¿Terminó la crisis financiera europea?

LONDRES – La recientemente anunciada política de compra de bonos por el Banco Central Europeo, denominada «transacciones monetarias directas» (TMD) marca la convergencia de los bancos centrales europeos con sus contrapartes anglosajonas. Si bien las acciones del BCE representan la mejor posibilidad hasta ahora de poner fin a la crisis que continúa desde 2010, el Banco ha redoblado significativamente las apuestas para los gobiernos.

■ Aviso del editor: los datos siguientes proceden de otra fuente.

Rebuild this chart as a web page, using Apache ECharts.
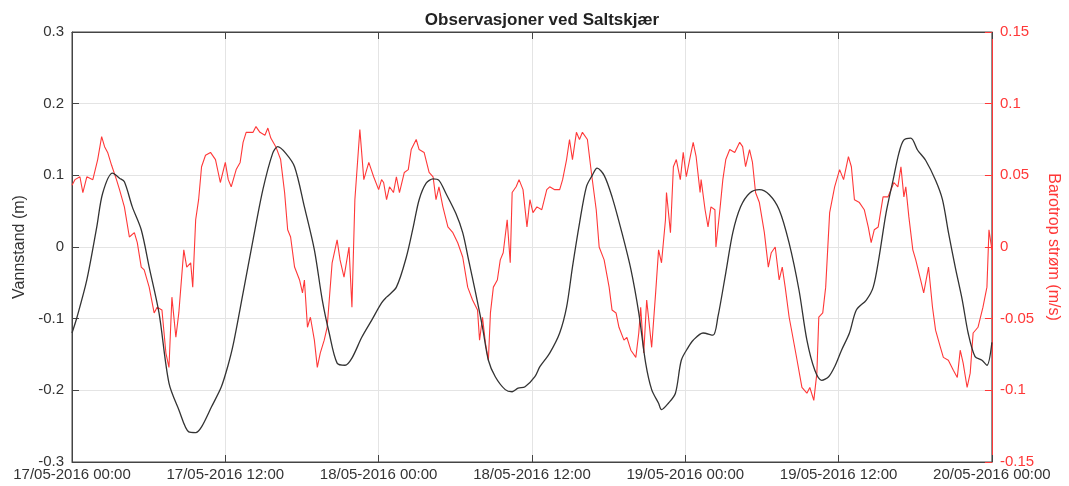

El marco de políticas del BCE es adecuado para contrarrestar llamaradas sistémicas, pero muy poco apto para ocuparse de a los incendios locales, que pueden propagarse de manera incontrolable. El programa de TMD, que permite al ECB comprar bonos soberanos de países que han acordado reformar sus economías, equilibra significativamente el campo de juego entre el Banco y sus pares en las economías avanzadas. España tiene los mismos problemas fiscales y estructurales previos al lanzamiento de las TMD, pero ahora cuenta con un prestamista externo de última instancia. Eso cambia las reglas del juego.

Con el régimen previo a las TMD, una salida de capitales de España, a través de la venta de bonos gubernamentales o de la liquidación de créditos privados, daba como resultado condiciones monetarias más restrictivas. La venta de bonos soberanos bajo el régimen de tipo de cambio fijo generaba una presión directa ascendente sobre sus rendimientos, mientras que las ventas de los activos privados por parte de extranjeros tenían un efecto similar, pero a través de canales indirectos. La contracción monetaria solo podía prevenirse si otra fuente de capital extranjero (privada o el BCE) podía reemplazar la salida de fondos.